• **What you are asked to do**
Starting at the first line of the data, print each line verbatim up to and including the line bearing "from matplotlib.patches import Rectangle", omitting pictures.

Code that draws figures
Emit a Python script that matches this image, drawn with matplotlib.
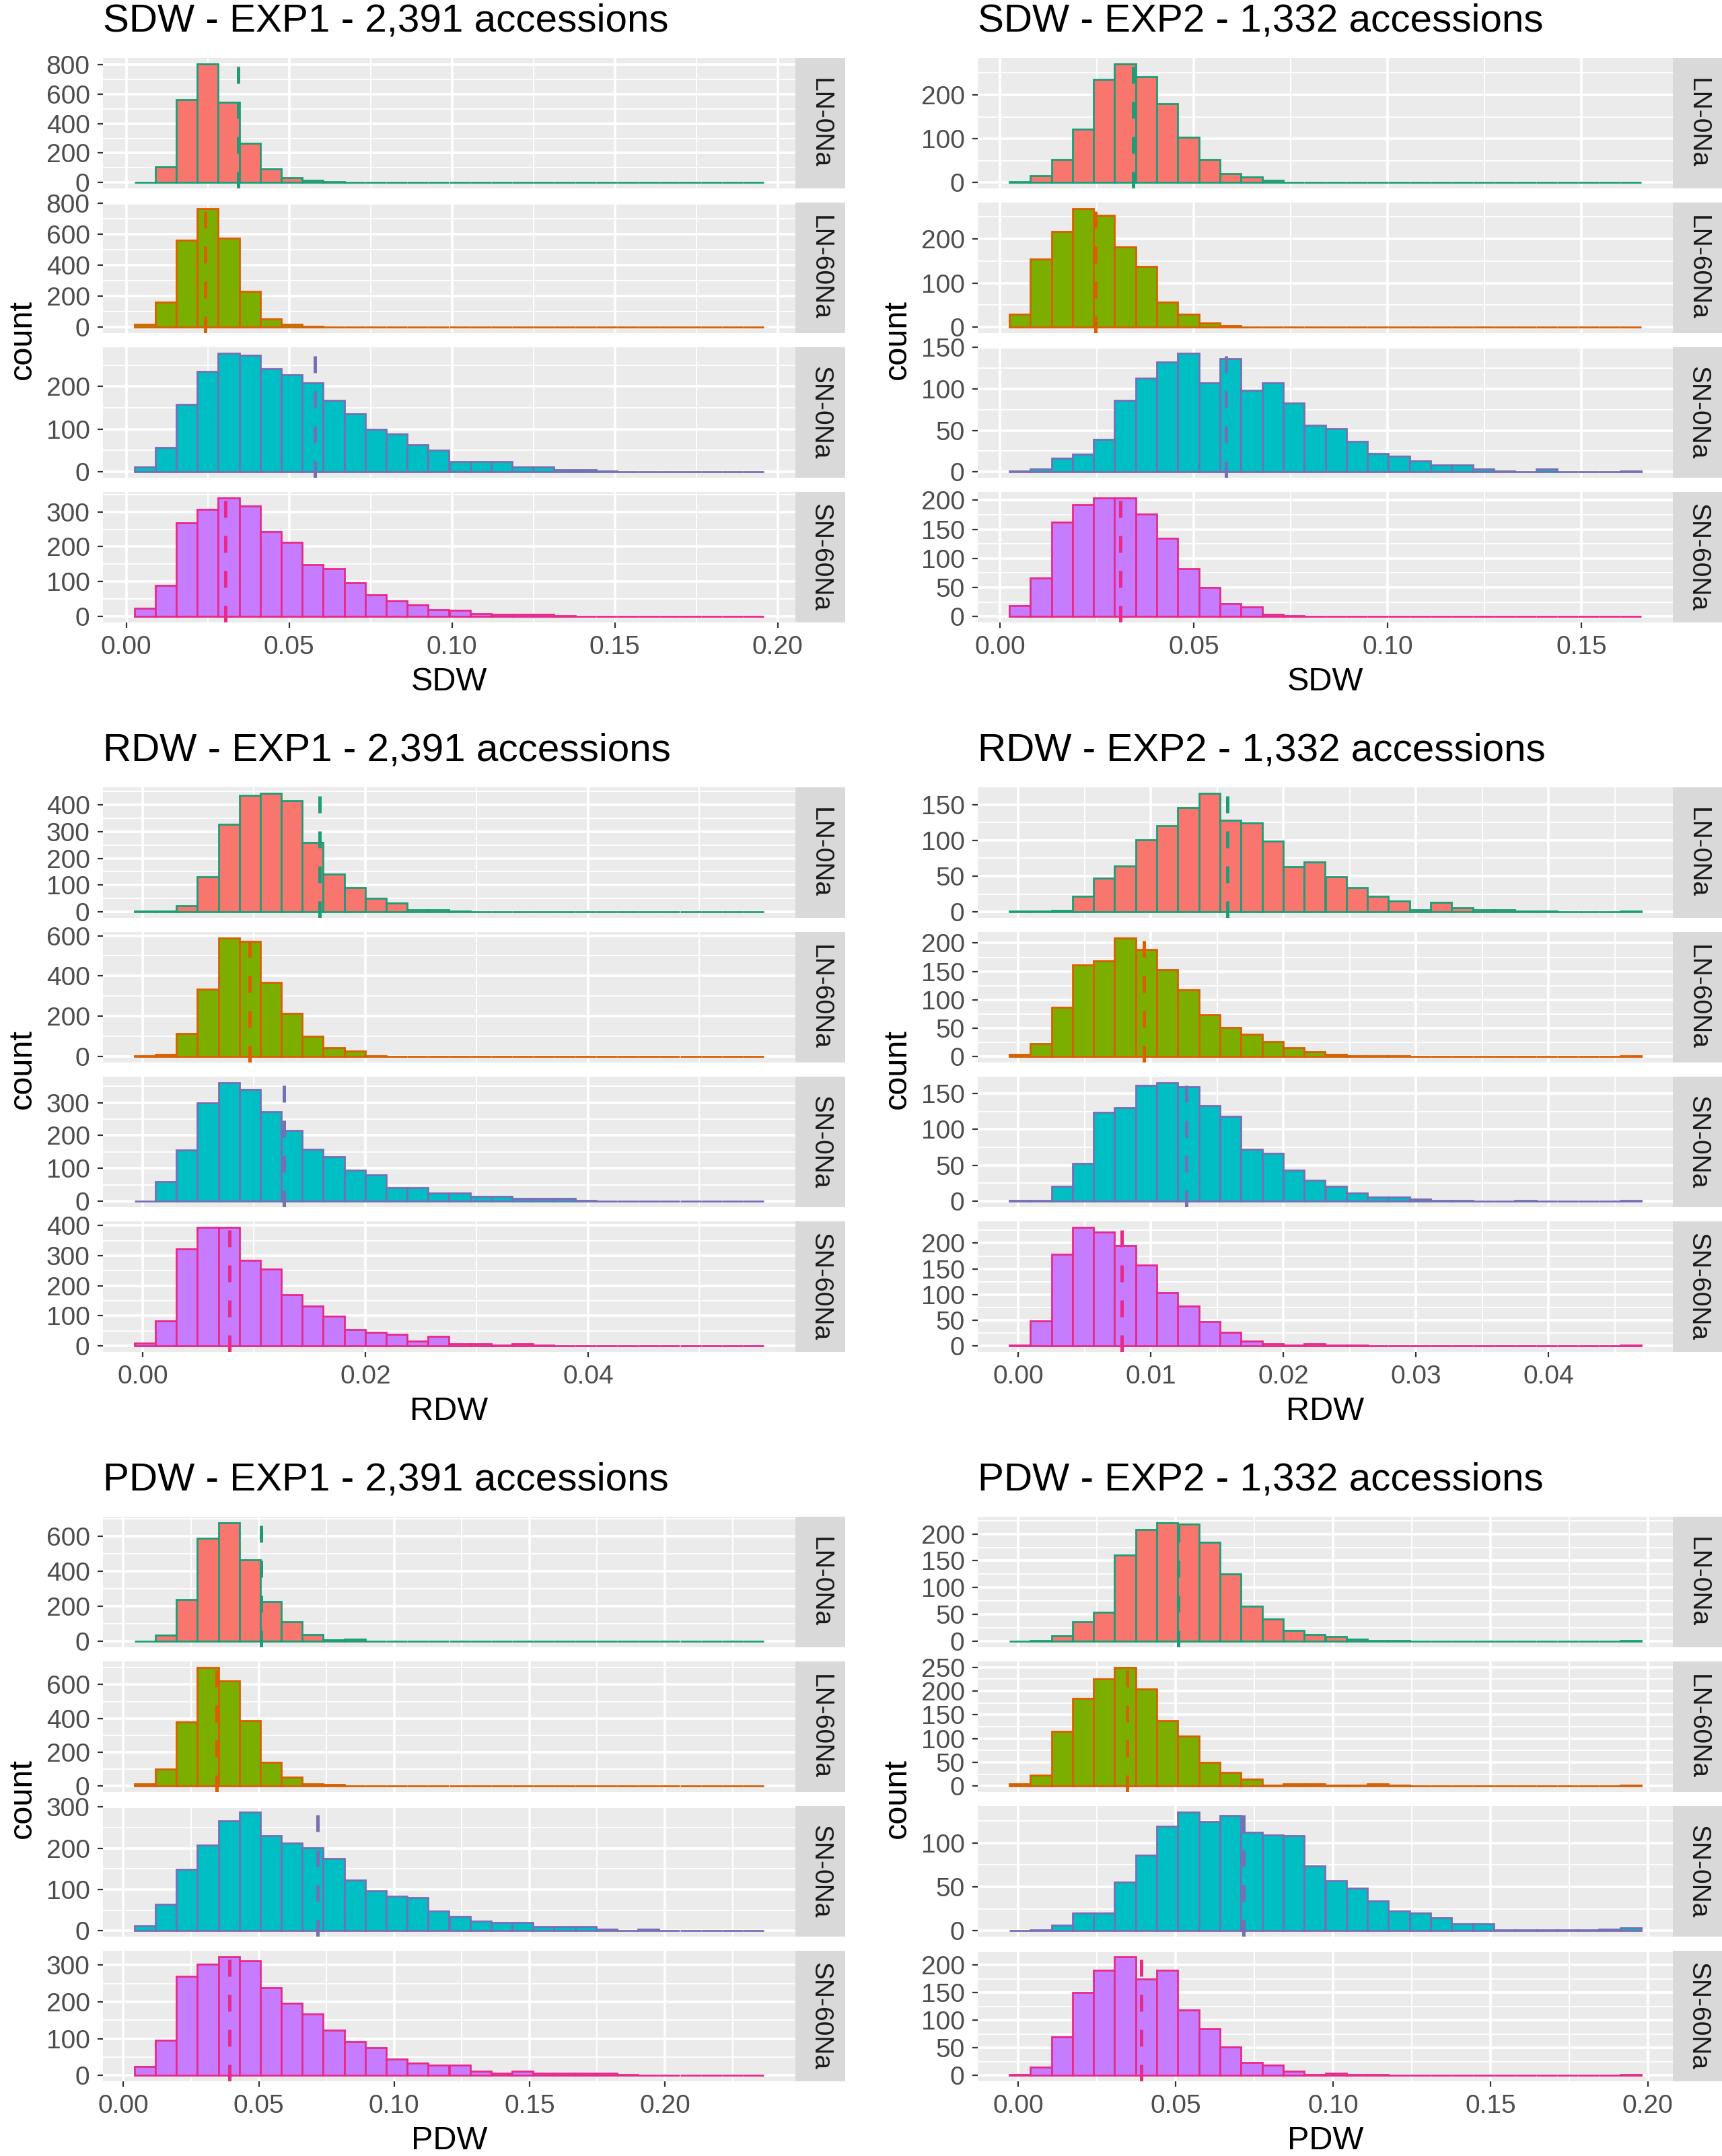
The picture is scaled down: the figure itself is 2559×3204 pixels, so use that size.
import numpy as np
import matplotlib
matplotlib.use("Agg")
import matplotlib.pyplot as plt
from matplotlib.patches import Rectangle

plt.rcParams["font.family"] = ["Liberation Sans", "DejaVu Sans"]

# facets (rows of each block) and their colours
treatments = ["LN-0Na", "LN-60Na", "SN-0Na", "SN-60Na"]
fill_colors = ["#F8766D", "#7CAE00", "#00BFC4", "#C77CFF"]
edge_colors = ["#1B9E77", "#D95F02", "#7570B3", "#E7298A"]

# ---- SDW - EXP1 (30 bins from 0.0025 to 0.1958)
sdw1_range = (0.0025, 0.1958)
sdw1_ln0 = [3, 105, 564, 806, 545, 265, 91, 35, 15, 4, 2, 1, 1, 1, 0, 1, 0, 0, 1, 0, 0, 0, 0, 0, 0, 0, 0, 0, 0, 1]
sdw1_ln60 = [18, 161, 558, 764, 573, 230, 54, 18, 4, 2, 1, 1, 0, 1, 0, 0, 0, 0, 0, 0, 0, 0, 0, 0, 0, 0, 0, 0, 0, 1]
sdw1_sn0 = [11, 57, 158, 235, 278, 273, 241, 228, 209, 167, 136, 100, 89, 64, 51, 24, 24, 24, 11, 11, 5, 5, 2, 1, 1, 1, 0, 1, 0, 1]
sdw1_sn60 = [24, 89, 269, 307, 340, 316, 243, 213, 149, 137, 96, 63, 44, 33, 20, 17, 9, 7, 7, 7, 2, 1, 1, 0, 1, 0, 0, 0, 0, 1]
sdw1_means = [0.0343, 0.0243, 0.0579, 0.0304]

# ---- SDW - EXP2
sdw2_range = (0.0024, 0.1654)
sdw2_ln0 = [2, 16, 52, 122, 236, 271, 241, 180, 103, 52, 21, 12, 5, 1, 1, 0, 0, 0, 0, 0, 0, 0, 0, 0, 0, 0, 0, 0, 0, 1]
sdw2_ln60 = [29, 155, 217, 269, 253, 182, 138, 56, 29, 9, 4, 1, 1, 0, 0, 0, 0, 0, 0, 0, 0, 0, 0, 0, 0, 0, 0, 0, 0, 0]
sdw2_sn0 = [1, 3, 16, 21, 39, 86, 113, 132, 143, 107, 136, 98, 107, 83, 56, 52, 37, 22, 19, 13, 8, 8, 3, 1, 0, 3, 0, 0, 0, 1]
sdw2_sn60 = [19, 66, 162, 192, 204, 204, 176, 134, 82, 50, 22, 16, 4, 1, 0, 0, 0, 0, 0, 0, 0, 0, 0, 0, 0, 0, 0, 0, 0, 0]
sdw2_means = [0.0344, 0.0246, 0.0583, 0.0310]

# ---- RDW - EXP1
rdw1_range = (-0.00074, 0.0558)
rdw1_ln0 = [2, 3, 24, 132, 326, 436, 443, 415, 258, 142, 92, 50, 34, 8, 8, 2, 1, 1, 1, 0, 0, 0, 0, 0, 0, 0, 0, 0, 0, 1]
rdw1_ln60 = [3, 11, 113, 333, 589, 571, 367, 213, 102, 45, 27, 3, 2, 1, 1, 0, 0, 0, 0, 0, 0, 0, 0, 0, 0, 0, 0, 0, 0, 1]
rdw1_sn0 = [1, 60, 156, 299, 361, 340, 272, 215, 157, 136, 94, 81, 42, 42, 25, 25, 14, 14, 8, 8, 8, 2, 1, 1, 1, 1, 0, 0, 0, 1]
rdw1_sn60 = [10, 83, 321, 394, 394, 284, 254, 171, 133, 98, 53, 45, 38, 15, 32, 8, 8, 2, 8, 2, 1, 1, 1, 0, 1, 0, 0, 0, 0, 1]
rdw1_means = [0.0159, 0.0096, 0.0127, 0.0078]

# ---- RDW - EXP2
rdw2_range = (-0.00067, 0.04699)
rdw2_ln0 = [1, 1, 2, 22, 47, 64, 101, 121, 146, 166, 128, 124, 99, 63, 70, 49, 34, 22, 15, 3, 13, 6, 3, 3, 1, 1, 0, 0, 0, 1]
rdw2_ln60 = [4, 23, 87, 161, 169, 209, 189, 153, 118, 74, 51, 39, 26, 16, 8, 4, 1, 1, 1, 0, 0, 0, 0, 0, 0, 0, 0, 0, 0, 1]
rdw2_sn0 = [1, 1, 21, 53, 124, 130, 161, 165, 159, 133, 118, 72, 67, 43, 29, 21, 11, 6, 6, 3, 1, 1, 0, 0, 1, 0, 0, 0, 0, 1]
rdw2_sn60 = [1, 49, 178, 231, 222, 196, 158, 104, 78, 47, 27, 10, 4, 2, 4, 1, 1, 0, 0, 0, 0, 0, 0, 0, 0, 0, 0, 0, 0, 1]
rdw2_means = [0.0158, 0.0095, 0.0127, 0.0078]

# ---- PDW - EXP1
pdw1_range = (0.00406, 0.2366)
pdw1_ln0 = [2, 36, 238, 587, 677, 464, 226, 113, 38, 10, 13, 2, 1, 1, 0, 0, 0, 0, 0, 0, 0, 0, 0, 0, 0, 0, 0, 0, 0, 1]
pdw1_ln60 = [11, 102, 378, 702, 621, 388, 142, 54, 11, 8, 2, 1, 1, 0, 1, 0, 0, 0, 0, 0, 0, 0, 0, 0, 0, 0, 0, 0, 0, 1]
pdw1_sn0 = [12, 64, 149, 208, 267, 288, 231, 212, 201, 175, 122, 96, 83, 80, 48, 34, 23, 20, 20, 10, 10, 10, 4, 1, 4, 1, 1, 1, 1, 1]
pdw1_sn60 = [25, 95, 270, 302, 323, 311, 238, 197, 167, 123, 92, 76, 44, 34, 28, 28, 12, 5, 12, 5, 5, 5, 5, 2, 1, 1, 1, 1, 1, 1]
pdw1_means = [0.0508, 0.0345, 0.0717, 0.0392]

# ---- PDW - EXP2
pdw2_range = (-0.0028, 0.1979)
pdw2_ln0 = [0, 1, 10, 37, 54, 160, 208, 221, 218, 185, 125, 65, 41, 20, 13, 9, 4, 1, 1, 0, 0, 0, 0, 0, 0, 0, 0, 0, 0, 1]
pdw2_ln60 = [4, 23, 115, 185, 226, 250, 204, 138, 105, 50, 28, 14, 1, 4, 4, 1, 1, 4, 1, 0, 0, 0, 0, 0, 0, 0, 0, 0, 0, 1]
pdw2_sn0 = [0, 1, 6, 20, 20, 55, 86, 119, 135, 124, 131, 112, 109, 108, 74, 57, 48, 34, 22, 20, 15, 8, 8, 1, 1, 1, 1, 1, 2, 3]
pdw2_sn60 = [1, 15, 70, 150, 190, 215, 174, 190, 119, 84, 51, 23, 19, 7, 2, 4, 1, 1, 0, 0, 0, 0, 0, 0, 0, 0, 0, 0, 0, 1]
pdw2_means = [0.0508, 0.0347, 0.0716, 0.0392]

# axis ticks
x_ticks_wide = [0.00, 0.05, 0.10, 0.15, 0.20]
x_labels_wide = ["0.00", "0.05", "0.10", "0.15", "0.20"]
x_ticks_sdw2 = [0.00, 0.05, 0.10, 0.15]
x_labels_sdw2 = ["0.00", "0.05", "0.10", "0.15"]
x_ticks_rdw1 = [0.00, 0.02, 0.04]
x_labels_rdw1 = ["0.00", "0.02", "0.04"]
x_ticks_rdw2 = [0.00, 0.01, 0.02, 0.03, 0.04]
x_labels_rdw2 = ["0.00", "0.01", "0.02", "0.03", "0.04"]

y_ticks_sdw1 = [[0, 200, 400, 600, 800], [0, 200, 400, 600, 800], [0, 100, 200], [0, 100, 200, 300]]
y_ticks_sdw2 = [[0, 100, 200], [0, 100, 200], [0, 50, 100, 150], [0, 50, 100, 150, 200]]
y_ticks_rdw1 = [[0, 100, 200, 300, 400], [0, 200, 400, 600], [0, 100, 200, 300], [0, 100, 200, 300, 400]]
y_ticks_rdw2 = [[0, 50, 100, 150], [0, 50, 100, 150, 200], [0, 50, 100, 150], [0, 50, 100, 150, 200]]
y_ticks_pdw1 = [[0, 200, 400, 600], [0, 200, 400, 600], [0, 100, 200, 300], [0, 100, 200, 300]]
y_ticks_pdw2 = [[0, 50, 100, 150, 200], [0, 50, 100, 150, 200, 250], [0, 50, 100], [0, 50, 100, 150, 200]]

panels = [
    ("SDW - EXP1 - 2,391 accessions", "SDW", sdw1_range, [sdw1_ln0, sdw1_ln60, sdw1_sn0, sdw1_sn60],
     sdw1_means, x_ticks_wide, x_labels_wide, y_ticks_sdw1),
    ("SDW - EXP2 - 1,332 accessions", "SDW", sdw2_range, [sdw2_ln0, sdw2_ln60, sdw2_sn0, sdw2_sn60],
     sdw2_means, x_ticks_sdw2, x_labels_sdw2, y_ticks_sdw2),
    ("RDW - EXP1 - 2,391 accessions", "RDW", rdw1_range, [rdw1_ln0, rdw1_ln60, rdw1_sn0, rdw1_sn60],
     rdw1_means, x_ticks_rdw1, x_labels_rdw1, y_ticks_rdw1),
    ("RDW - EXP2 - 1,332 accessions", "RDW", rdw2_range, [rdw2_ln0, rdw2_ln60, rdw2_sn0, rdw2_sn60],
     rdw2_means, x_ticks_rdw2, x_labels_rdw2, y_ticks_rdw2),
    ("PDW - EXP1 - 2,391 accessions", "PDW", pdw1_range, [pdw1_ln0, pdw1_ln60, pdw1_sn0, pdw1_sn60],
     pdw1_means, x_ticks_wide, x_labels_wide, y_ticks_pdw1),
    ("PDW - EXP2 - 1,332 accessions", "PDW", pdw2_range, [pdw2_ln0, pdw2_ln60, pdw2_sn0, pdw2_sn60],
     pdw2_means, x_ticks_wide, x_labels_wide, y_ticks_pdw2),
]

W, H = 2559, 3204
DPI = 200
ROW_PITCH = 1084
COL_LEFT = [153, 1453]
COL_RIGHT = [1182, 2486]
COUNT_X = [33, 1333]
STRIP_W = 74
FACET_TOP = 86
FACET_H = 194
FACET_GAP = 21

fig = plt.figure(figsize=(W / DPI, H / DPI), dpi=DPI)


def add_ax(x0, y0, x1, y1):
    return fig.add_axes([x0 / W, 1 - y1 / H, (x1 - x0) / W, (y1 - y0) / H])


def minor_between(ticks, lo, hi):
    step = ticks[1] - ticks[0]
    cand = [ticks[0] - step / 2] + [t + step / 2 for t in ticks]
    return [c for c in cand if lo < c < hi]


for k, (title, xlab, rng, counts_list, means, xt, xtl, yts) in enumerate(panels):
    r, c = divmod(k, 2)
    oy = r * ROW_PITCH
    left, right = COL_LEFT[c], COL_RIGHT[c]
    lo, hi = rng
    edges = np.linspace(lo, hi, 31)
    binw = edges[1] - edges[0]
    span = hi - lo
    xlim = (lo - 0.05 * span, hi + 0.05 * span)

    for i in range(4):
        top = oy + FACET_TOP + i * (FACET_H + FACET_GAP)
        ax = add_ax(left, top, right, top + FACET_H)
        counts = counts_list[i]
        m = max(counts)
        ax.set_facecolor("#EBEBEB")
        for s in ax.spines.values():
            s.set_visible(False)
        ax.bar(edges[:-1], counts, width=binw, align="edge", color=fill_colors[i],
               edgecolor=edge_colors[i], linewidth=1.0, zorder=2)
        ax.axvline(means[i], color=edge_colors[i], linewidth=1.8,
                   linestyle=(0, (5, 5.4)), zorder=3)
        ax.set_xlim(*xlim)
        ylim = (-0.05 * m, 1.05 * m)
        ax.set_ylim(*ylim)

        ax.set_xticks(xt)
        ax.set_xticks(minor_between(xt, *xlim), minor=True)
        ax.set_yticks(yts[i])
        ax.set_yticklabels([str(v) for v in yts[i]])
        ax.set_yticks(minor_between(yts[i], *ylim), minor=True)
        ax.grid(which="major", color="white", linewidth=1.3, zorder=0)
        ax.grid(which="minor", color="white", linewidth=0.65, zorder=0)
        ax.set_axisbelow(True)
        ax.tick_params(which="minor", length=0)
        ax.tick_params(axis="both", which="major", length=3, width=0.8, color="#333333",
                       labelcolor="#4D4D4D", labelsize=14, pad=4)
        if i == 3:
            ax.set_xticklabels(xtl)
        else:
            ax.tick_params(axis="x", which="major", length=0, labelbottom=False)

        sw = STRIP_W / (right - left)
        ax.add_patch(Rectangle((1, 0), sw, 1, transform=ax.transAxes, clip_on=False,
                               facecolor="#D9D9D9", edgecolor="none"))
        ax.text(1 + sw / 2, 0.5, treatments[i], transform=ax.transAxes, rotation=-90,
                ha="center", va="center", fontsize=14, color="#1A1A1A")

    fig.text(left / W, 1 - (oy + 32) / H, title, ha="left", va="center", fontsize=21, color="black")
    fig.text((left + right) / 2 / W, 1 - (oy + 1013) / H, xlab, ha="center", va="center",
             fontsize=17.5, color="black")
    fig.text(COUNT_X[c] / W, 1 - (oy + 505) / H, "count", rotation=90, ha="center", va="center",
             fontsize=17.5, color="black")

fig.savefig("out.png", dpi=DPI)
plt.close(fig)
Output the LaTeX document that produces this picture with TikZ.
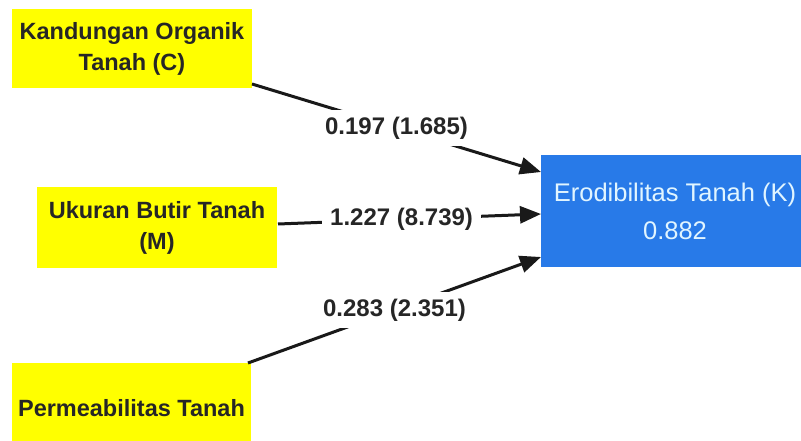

• **Task answer**
Emit a Python script that matches this image, drawn with matplotlib.
The picture is scaled down: the figure itself is 2559×3204 pixels, so use that size.
import numpy as np
import matplotlib
matplotlib.use("Agg")
import matplotlib.pyplot as plt
from matplotlib.patches import Rectangle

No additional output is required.